Kusum Rathore, a 30-year-old Andheri resident, who is doubling up as a maid and a beautician, is terrified to go back and reside with her husband. In 2007, Kusum had attempted to end her life by pouring kerosene and setting herself ablaze, but the matchstick failed to ignite. Her husband barged into the bathroom and dragged her out. Following her suicide attempt, her in-laws threatened to kill her and make the murder look as a suicide, alleges Kusum.
Thanks to our societal pressure, Kusum is yet to lodge a police complaint or approach a women help group against her in-laws and her husband. When she initially wanted to, her own family members dissuaded her. Kusum has been single-handedly looking after herself and her daughter for the past five years.
Just three months into her marriage with Shankar Rathore, a sweeper with a private construction company in 2005, Kusum faced repeated dowry demands from her in-laws. On her refusal to fulfill their demands, she was sent back to her mother’s house where she stayed for over a year and gave birth to her daughter. An attempt was made to resettle her with her husband, who according to Kusum, never made any attempt to see their child. “I was subjected to constant physical and mental abuse,” said Kusum. Her problems worsened when her mother, who was initially supportive, started pressurizing her to go back. “My sister-in-law has now started pressurizing my mother to send me back to my husband’s place, because she fears that I will get a fair share in my father’s property. I do not want any property, I just want to lead a peaceful life with my daughter,” she pleaded.
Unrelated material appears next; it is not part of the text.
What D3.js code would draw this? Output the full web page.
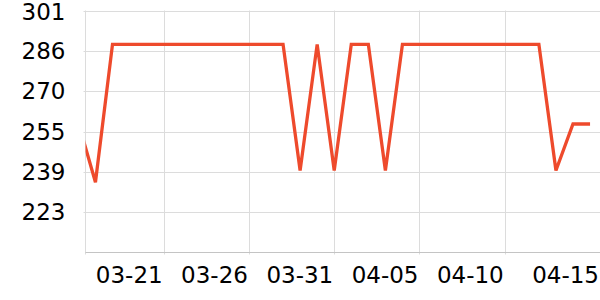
<!DOCTYPE html>
<html lang="en">
<head>
<meta charset="UTF-8" />
<title>Line chart</title>
<script src="https://d3js.org/d3.v7.min.js"></script>
<style>
    body { margin: 0; background: #fff; }
    svg { display: block; }
    text { font-family: 'DejaVu Sans', sans-serif; font-size: 23px; fill: #000; }
    .grid line { stroke: #dcdcdc; stroke-width: 1; }
    .baseline { stroke: #c4c4c4; stroke-width: 1; }
    .series { fill: none; stroke: #ee4a2c; stroke-width: 3.3; stroke-linejoin: miter; }
</style>
</head>
<body>
<svg width="600" height="300"></svg>
<script>
    // daily values, 03-16 .. 04-15 (first point sits just left of the plot and gets clipped)
    var dates = ['03-16','03-17','03-18','03-19','03-20','03-21','03-22','03-23','03-24','03-25',
                 '03-26','03-27','03-28','03-29','03-30','03-31','04-01','04-02','04-03','04-04',
                 '04-05','04-06','04-07','04-08','04-09','04-10','04-11','04-12','04-13','04-14','04-15'];
    var values = [258, 235, 288.3, 288.3, 288.3, 288.3, 288.3, 288.3, 288.3, 288.3,
                  288.3, 288.3, 288.3, 239.5, 288.3, 239.5, 288.3, 288.3, 239.5, 288.3,
                  288.3, 288.3, 288.3, 288.3, 288.3, 288.3, 288.3, 288.3, 239.5, 257.5, 257.5];

    var yTicks = [223.4, 239, 254.6, 270.2, 285.8, 301.4];
    var yLabels = ['223', '239', '255', '270', '286', '301'];
    var xTicks = ['03-21', '03-26', '03-31', '04-05', '04-10', '04-15'];

    const parse = d3.timeParse('%Y-%m-%d');
    const toDate = (s) => parse('2024-' + s);
    const data = dates.map((d, i) => ({ date: toDate(d), value: values[i] }));

    const svg = d3.select('svg');
    const plotLeft = 85.5, plotRight = 600, plotTop = 10.5, plotBottom = 252.5;

    // x domain starts part way into 03-16 so the first segment enters from the edge
    const x = d3.scaleTime()
      .domain([d3.timeHour.offset(toDate('03-16'), 10.3), d3.timeHour.offset(toDate('04-15'), 14)])
      .range([plotLeft, plotRight]);

    const y = d3.scaleLinear()
      .domain([207.8, 301.4])
      .range([plotBottom, plotTop]);

    // horizontal grid lines + y labels
    const yg = svg.append('g').attr('class', 'grid');
    yg.selectAll('line')
      .data(yTicks)
      .enter().append('line')
      .attr('x1', plotLeft - 2).attr('x2', plotRight)
      .attr('y1', (d) => Math.round(y(d)) + 0.5)
      .attr('y2', (d) => Math.round(y(d)) + 0.5);

    // top label is nudged down a little so it stays inside the picture
    svg.append('g').selectAll('text')
      .data(yTicks)
      .enter().append('text')
      .attr('x', plotLeft - 20)
      .attr('y', (d) => Math.max(y(d), 12))
      .attr('dy', '0.36em')
      .attr('text-anchor', 'end')
      .text((d, i) => yLabels[i]);

    // vertical grid lines (left edge + date ticks, last tick has no line)
    const xg = svg.append('g').attr('class', 'grid');
    xg.append('line')
      .attr('x1', plotLeft).attr('x2', plotLeft)
      .attr('y1', plotTop).attr('y2', plotBottom + 2);
    xg.selectAll('line.v')
      .data(xTicks.slice(0, -1))
      .enter().append('line')
      .attr('class', 'v')
      .attr('x1', (d) => Math.round(x(toDate(d))) + 0.5)
      .attr('x2', (d) => Math.round(x(toDate(d))) + 0.5)
      .attr('y1', plotTop).attr('y2', plotBottom + 2);

    svg.append('line')
      .attr('class', 'baseline')
      .attr('x1', plotLeft).attr('x2', plotRight)
      .attr('y1', plotBottom).attr('y2', plotBottom);

    // x labels, right aligned on the tick; the last one is pushed to the edge
    svg.append('g').selectAll('text')
      .data(xTicks)
      .enter().append('text')
      .attr('x', (d, i) => i === xTicks.length - 1 ? 599 : x(toDate(d)) - 1)
      .attr('y', 283)
      .attr('text-anchor', 'end')
      .text((d) => d);

    svg.append('clipPath')
      .attr('id', 'plot')
      .append('rect')
      .attr('x', plotLeft).attr('y', 0)
      .attr('width', plotRight - plotLeft).attr('height', plotBottom);

    const line = d3.line()
      .x((d) => x(d.date))
      .y((d) => y(d.value));

    svg.append('path')
      .datum(data)
      .attr('class', 'series')
      .attr('clip-path', 'url(#plot)')
      .attr('d', line);
</script>
</body>
</html>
Kusum’s fate now depends on her caste panchayat’s verdict, “I sure that the panchayat will send me back to my husband’s house. I do not wish to go back. Moreover, our daughter does not even recognize him.”
Commenting on Kusum’s situation, managing partner of Law Quest, Poorvi Chothani, said, “Ideally, Kusum should lodge a formal complaint with the police, because she is financially independent. Many women who face this kind of torture do not report it, as they are finically dependent on their abusive husbands. Besides money, the stigma and fear of ruining the reputation of the family is what forces them to keep mum.”
Advocate Pooja Kute from Majlis, seconds Chothani. “Most of the time, women are unsure about the next step. They want peace and independence, but they don’t know that for the same, they need to claim alimony, which they are entitled to. In fact, Kusum can easily register a complaint against her husband under Section 125 of CrPC and claim maintenance for herself and her daughter.”
Last week, Kusum registered a non-cognizable complaint (NC) against her own brother, who had physically assaulted her.